═══ Dataset entries
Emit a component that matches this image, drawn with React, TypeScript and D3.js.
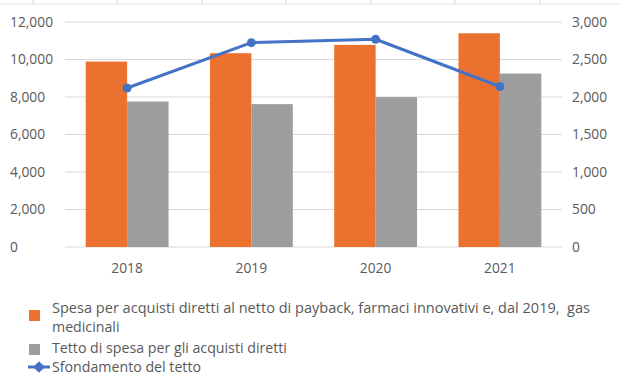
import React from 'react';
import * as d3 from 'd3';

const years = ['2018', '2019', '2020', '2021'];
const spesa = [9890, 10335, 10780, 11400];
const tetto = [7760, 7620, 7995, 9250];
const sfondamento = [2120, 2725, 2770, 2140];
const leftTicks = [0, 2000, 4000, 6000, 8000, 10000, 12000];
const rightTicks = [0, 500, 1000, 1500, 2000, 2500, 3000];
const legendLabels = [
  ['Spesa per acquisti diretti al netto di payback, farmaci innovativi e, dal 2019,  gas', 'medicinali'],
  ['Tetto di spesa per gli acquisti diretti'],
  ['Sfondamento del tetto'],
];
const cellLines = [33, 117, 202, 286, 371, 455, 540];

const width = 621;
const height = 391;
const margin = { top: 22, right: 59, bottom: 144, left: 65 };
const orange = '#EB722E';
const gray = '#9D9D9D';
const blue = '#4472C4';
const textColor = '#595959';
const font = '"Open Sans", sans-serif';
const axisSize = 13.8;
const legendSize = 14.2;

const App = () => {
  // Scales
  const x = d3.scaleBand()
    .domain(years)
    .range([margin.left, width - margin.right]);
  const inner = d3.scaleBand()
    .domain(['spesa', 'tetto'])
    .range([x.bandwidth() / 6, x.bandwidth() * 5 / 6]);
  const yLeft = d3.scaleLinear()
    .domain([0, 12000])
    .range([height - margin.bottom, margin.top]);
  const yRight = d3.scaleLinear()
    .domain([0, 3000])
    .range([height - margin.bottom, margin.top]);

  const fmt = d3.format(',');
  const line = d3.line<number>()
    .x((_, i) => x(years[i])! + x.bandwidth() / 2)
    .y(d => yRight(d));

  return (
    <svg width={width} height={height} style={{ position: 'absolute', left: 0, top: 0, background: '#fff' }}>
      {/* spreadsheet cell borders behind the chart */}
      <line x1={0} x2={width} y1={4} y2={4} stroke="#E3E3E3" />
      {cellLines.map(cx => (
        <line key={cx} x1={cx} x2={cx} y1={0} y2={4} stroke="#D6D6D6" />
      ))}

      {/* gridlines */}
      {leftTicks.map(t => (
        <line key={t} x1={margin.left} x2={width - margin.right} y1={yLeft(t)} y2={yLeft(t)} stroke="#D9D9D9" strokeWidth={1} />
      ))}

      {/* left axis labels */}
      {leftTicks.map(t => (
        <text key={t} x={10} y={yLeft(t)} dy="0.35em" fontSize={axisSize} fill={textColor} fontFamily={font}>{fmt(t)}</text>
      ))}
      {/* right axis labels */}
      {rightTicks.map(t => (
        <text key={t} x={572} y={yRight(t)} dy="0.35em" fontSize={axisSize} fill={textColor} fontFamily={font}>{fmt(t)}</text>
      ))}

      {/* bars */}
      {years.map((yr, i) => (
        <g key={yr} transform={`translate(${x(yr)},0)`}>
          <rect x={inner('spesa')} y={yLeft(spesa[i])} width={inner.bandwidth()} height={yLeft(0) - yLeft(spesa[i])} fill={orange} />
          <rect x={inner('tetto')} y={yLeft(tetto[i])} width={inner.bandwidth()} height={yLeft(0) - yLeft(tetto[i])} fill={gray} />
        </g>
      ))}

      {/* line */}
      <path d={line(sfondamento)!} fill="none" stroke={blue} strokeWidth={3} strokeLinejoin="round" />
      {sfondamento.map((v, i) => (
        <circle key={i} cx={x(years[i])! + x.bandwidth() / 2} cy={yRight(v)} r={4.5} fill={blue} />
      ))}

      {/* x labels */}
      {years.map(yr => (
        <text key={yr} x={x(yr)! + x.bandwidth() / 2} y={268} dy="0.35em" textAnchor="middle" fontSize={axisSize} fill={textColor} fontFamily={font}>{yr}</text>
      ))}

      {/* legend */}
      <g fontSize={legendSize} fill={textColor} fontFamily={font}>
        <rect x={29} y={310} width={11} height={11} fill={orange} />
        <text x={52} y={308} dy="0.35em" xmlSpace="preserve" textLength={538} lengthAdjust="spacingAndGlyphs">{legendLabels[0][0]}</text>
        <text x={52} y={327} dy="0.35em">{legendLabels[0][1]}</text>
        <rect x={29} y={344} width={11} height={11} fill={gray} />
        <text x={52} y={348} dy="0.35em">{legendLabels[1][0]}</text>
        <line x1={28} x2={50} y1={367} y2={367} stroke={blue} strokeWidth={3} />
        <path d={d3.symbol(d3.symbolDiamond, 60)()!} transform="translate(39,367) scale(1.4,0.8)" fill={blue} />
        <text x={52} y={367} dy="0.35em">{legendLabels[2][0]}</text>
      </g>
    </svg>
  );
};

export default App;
══════
═══ Dataset entries
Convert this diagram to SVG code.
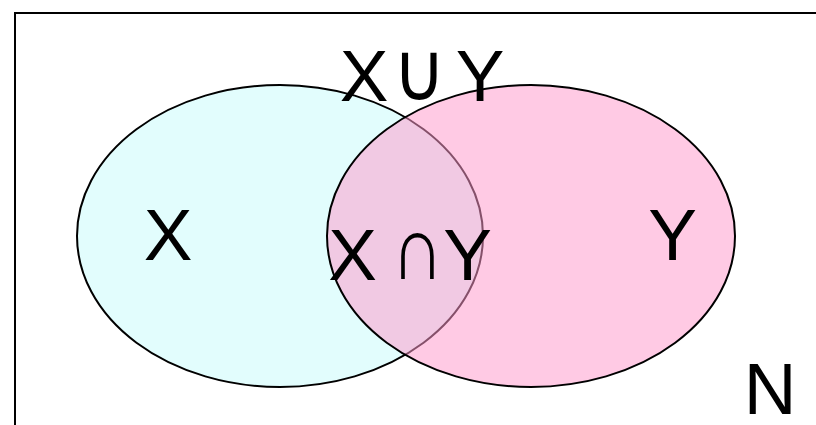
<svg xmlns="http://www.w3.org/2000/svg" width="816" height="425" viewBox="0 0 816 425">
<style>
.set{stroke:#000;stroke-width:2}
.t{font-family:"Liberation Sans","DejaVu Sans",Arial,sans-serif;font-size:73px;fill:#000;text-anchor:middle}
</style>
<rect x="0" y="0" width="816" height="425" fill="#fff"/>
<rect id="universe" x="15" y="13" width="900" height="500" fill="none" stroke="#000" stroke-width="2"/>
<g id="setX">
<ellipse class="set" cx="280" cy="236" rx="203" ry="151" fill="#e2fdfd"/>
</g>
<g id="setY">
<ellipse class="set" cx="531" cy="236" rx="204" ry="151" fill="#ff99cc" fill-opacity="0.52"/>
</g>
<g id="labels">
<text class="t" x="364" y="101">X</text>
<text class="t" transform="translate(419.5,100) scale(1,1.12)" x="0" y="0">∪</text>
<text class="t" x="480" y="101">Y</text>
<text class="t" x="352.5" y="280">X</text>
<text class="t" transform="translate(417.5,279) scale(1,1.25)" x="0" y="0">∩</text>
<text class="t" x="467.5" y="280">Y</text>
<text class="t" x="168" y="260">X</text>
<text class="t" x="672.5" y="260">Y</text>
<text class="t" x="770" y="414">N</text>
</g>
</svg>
══════
═══ Dataset entries
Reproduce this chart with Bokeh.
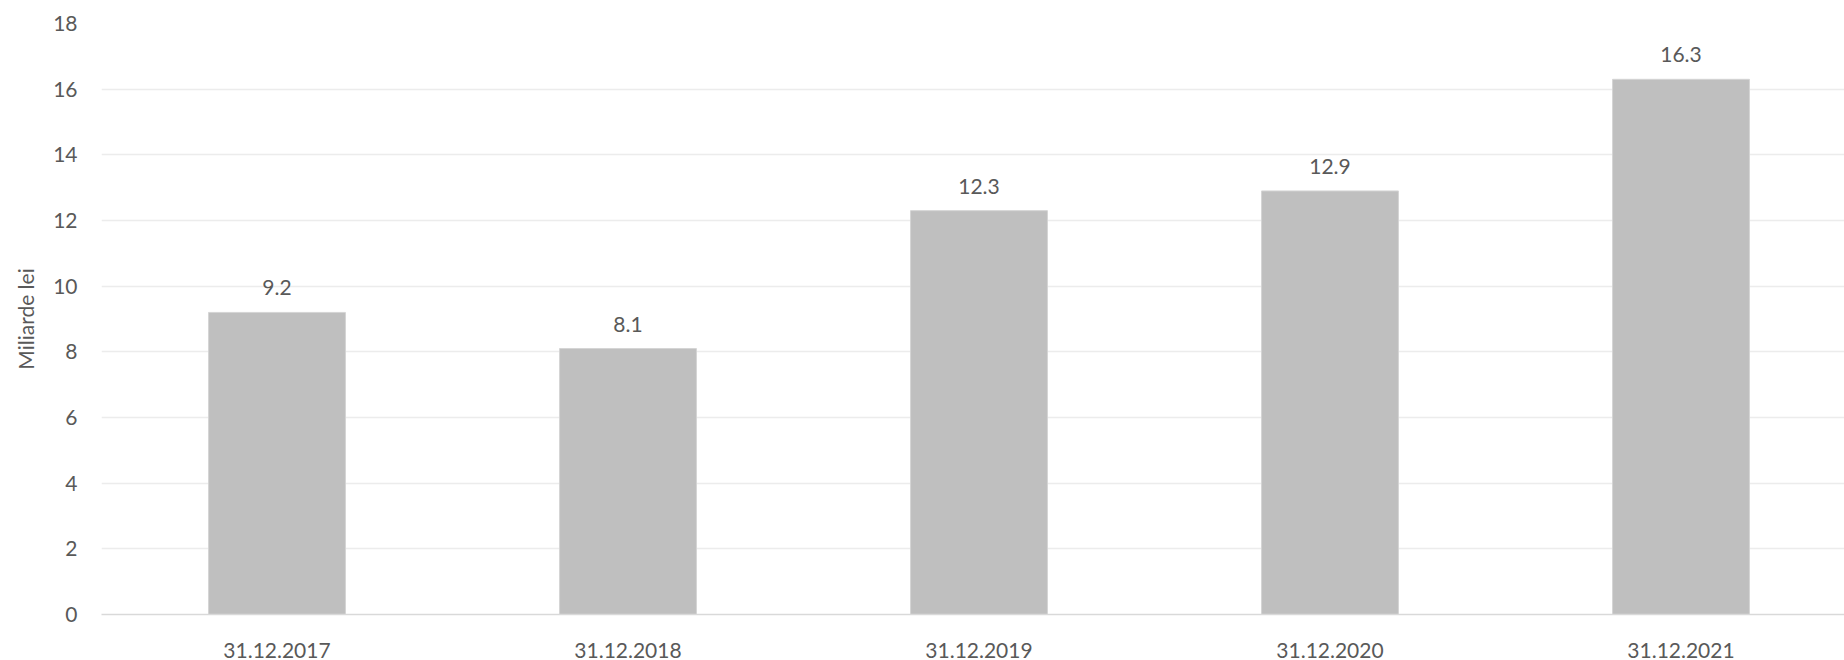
══════
* [Exercise]:
Quote only the lines running from the line with "Emit a component" to the line with "const cellLines = [33, 117, 202, 286, 371, 455, 540];", ends included, exactly as they appear and without the pictures.

* [Output below]:
Emit a component that matches this image, drawn with React, TypeScript and D3.js.
import React from 'react';
import * as d3 from 'd3';

const years = ['2018', '2019', '2020', '2021'];
const spesa = [9890, 10335, 10780, 11400];
const tetto = [7760, 7620, 7995, 9250];
const sfondamento = [2120, 2725, 2770, 2140];
const leftTicks = [0, 2000, 4000, 6000, 8000, 10000, 12000];
const rightTicks = [0, 500, 1000, 1500, 2000, 2500, 3000];
const legendLabels = [
  ['Spesa per acquisti diretti al netto di payback, farmaci innovativi e, dal 2019,  gas', 'medicinali'],
  ['Tetto di spesa per gli acquisti diretti'],
  ['Sfondamento del tetto'],
];
const cellLines = [33, 117, 202, 286, 371, 455, 540];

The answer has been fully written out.